How is this Capacitive Touch Pot Wired?

Thundercat

Well-known member
Hi all, I'm keenly interested in creating a capacitive touch pot. I've settled on the Alpha endless potentiometers, RV112FF-40B1-15F-0B20, https://www.mouser.co.uk/ProductDetail/317-1240FF-15F-0B20K, and I know these have been used for this purpose.

They do not have a dedicated touch wiper and the metal shaft has a bit of connectivity with the body - when I test on my meter it bounces around from 75R to 200R and anything in between (not sure why that's the case). But there does seem to be some conductivity between the pot shaft and the body.

I'd love to be able to have capacitive touch on these pots, but I'm not clear how to proceed. Since the pots don't have high conductivity, I'm not sure they would work with just attaching a wire to the body of the pot through a 1M resistor to a Teensy pin.

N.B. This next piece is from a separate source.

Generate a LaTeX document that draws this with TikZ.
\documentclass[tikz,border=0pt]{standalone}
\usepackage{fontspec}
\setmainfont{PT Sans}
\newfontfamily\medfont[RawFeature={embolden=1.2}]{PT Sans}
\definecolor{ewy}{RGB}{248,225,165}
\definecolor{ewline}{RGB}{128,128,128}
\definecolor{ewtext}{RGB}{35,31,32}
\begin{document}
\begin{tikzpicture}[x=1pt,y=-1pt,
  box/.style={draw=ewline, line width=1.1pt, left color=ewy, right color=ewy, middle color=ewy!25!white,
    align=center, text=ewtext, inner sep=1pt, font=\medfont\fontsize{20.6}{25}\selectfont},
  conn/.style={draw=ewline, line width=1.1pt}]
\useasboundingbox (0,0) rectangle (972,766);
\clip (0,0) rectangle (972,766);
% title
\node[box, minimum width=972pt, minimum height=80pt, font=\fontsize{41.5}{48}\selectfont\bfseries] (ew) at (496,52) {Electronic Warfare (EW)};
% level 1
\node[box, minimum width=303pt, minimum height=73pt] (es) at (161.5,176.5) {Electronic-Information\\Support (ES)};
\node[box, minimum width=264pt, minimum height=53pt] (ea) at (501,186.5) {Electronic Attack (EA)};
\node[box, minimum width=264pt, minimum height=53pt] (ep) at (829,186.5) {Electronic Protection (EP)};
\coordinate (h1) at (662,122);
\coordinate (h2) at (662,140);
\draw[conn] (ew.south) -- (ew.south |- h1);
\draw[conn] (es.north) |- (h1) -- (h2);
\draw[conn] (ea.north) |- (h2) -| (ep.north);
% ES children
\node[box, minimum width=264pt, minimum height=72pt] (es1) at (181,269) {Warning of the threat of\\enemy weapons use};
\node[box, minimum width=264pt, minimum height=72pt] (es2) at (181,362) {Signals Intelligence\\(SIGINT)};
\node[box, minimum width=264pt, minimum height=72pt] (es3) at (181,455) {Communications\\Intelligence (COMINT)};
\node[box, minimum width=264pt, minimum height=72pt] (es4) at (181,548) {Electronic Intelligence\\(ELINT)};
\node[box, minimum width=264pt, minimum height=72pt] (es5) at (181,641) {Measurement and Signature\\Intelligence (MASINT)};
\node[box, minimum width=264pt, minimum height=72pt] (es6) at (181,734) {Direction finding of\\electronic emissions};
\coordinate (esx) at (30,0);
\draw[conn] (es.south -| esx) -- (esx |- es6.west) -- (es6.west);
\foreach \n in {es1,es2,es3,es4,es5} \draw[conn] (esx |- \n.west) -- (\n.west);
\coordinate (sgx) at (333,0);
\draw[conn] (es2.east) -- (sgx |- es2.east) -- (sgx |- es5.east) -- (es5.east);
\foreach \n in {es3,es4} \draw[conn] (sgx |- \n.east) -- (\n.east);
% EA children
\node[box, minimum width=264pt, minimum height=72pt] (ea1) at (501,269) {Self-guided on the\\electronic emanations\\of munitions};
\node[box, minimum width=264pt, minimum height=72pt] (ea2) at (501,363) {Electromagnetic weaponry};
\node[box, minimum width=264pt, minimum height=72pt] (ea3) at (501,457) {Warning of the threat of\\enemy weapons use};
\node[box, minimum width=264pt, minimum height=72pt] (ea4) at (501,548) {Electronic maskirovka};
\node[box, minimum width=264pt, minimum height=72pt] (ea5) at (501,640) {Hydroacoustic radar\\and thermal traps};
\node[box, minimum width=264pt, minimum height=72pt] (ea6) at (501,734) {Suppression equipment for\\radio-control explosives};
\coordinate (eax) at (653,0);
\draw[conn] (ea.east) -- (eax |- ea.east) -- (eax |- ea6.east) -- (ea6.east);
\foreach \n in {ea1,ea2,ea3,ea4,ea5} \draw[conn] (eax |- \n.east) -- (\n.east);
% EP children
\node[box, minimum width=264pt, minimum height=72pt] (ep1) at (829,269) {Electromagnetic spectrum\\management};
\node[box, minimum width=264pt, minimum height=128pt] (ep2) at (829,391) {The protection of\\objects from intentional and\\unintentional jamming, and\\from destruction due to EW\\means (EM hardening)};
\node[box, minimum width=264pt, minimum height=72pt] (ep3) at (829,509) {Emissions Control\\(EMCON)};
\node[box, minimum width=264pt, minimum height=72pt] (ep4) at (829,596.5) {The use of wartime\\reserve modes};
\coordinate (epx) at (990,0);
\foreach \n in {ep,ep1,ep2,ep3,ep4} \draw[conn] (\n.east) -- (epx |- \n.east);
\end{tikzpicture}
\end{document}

Maschine made by Native Instruments (NI) has touch-sensitive pots. You can see a video of it in action here:

What you're seeing is the pot board, and the Alpha pot being used:
Screenshot 2025-03-19 at 2.27.03 AM.jpg


And a couple closeups:
Screenshot 2025-03-19 at 2.27.13 AM.jpg


Screenshot 2025-03-19 at 2.27.21 AM.jpg

I see some kind of interesting PCB pattern on the underside of them, which I assume is related to the capacitive touch, but I'm not sure.

Also there's a setting in the options for low or high touch sensitivity too.

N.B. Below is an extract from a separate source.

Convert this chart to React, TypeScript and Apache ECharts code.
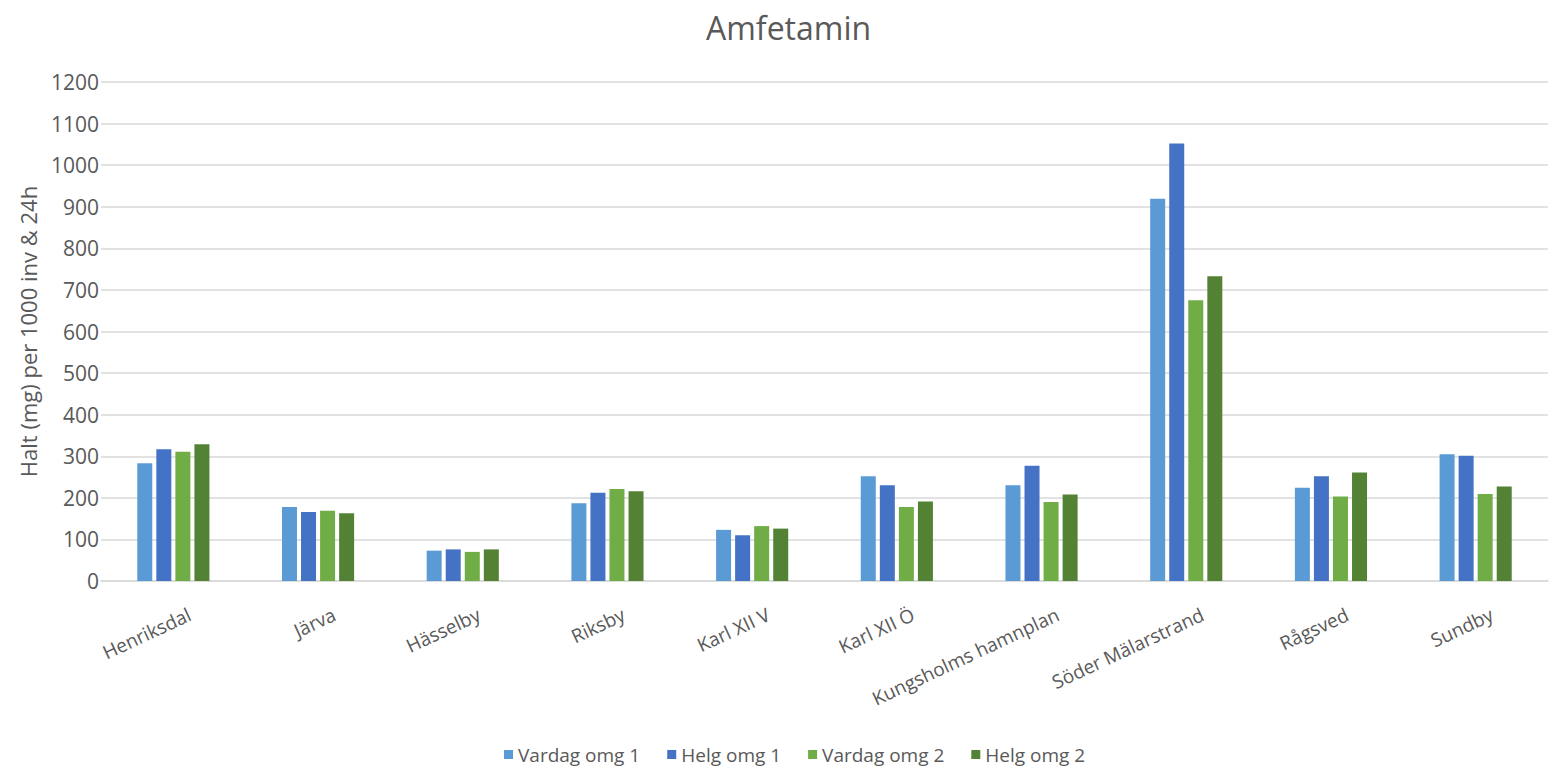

Does anyone have any insights into what this curious PCB pattern on the underside of the pots may be doing, and how they might be achieving capacitive touch with it? And also even without this mysterious PCB do you think cap touch can be implemented with a slightly conductive pot knob to body?

Thanks for your thoughts.

Mike
 
From my limited understanding I would guess:
That pattern on the underside acts as the capacitive touch sensor for each potentiometer / encoder. It seems that the housing of the encoders are not connected to ground or anything, right?

In this handbook you can find a little bit about "Mutual Capacitance Sensors" which is one way to build such a sensor on a PCB.

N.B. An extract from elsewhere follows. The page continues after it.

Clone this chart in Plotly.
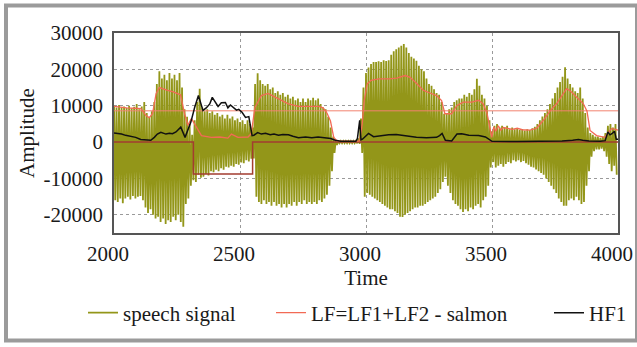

Unfortunately there is no information about encoders or so.

I tried some patterns a few years back and remember that size of the planes, length of wires and grounding can become highly critical to the point where the whole system does not work anymore at all. It can be a challenge to get it reliable and robust. So I would assume that something like the solution on the PCB is the preferred way. But if you are curious and have some patience you could simply try out if you find a way to directly connect the housings and use it as sensors. Maybe there is a way to make that work.
 
Excellent thoughts Tom. Thanks for the advice, wisdom, and the link. I really appreciate it.

From the PCB picture it does not appear the housing is grounded (two large blobs on top and bottom of each pattern). In fact you can see they carefully routed traces around it (although we can't really tell from the top pic as it's at least a double sided board, so it may be connected).

I appreciate it, and I will check out your link.

If you or anyone else has any further insights based on the photos and video above, I would be grateful.